Ekstrom decided Majeed’s conduct deserved 3 1/2 years in a state prison.
He split the difference in the standard range, with the four years prosecutors were recommending and the defense request for three years.
“I do accept your judgment today and I’m willing to do it,” said Majeed, 37, who was taken into custody at the end of the hearing. “I do believe in the system, I do believe in justice. ... I just want to be a (good) citizen and have my life on track.”
A Benton County Superior Court jury convicted Majeed in November of commercial sex abuse of a minor and communicating with a minor for immoral purposes.
The jury was unable to reach a unanimous verdict on a charge of attempted child rape.
On Friday, prosecutors announced they were dismissing that charge instead of going forward with a second trial.
Net Nanny sex sting
Majeed was one of 26 men nabbed in a July 2017 sting targeting adults interested in having sexual encounters with minors.
He answered a Craigslist ad posted by an undercover officer claiming to be a young woman looking for an “older daddy.”
Over two days of text messages and emails, Majeed was repeatedly told he was chatting with a 13-year-old runaway.
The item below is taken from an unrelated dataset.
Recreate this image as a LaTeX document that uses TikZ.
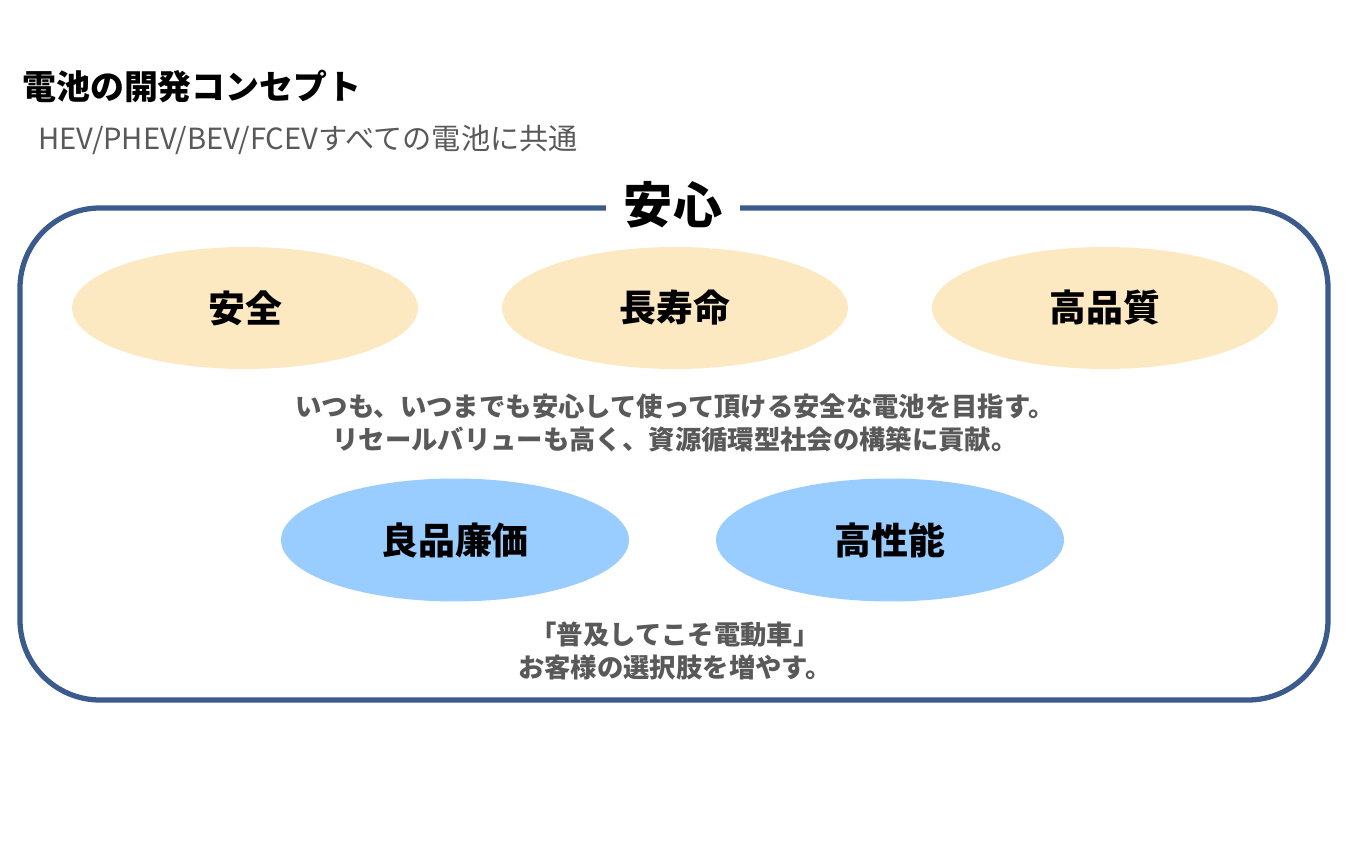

He offered to get a hotel room and pay $100 to make it worth her time.
Majeed testified that he thought it was all “role play,” he kept chatting to figure out if it was a legitimate person on the other end or a scam, and he even tried uploading the girl’s pictures to Google Images to see if they belonged to someone else.
He drove to the designated spot, but left after some time without getting out of his truck.
He had five $20 bills and four condoms when he was arrested.
He told the jury he always carried $100 and condoms, and would have called 911 if he really had come face-to-face with a 13-year-old runaway.
Deputy Prosecutor Andrew Howell disputed Majeed’s claims that what happened was a mistake and asked the court to send a strong message that this type of behavior is not tolerated.
‘No mistake, no accident’
“Mr. Majeed is familiar with language that most people are not. Technology is not foreign to him. And he was not a stranger to the site that day,” said Howell. “(The age) 13 was represented. His desires were represented. It was no mistake, no accident. He knew what he was doing when he went there. He had a specific desire and a specific intent.”
Defense attorney Court Will argued that he believes his client did not know the age of the person with whom he was chatting, and going to prison is an extremely steep price for Majeed’s actions that day.
Majeed has no prior felony convictions.
Will pointed out that his client grew up in Iraq and had a degree in the information technology field, which allowed him to start working with the United States military in 2006 as an interpreter.
Majeed put himself in great danger for this country, which allowed him to immigrate here with his family, said his attorney. He accepts the verdict and won’t find himself before the court again, he said.
Majeed must register as a sex offender, and will be on community supervision for three years after his release. During that time, he will only be allowed to use the internet for work-related purposes and his electronic devices will be subject to search by probation officials.
He has one month to appeal the guilty verdict and sentence.